To give you an idea of how effective compression can be, take a look a Table 18.2. This table shows the potential compression ratios for five of the most popular high-tech companies, five online newspapers, five web directories, and five sports resources.
Web Site Type (Average for 5 Web Sites) | Number of Files | HTML, CSS, and JS Files Only | All Files Including Graphics | ||||
Original Size | Compressed Size | Savings | Original Size | Compressed Size | Savings | ||
High-Tech Company | 14 | 26,531 | 5,092 | 79% | 60,650 | 39,211 | 35% |
Newspaper | 37 | 74,688 | 16,218 | 79% | 15,0220 | 91,749 | 40% |
Web Directory | 11 | 36,096 | 13,296 | 69% | 50,168 | 27,368 | 46% |
Sports | 24 | 41,011 | 10,167 | 74% | 11,0530 | 79,686 | 27% |
Average | 22 | 44,582 | 11,193 | 75% | 92,892 | 59,504 | 37% |
High-tech: www.cisco.com , www.hp.com, www.ibm.com , www.microsoft.com , www.oracle.com | |||||||
Newspapers: www.latimes.com , www.nytimes.com , www.usatoday.com , www.washingtonpost.com , www.wsj.com | |||||||
Web directories: www. altavista .com , www.looksmart.com , www.lycos.com , www.netscape.com , www.yahoo.com | |||||||
Sports: www.espn.com , sports.yahoo.com , sportsillustrated.cnn.com , www.sportsnetwork.com , www.usatoday.com/sports/front.htm |
On average, the text portion of these sites was compressed by 75 percent. Overall, compression would save 37 percent in total file size.

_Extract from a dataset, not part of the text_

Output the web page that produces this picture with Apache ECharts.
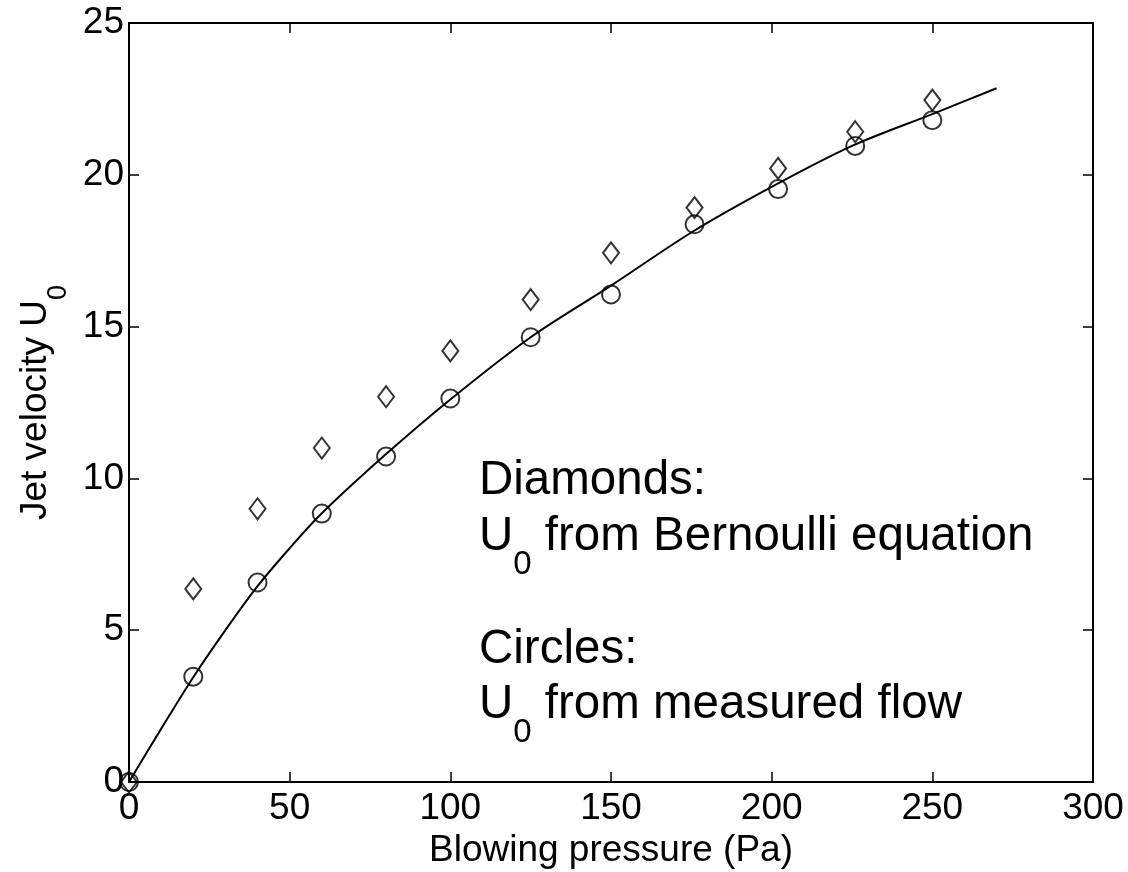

Most dial-up modems use V42bis or V44bis compression based on the LZW algorithm. If modems already compress data, you might ask, why do we need any additional compression? First, because of the speed and limited memory of modems, modem compression has relatively low compression ratios. In my experience, V42b provides a compression ratio of about 2:1 on most text files. As you learned earlier, gzip compression gives much higher compression ratios of 3:1 or higher. Second, modems do not compress SSL-encrypted files. Most importantly, dial-up connections are only one way to connect to the Internet. DSL, cable, and T1 modems as well as network cards do not have compression onboard. That is why HTTP content compression is so important.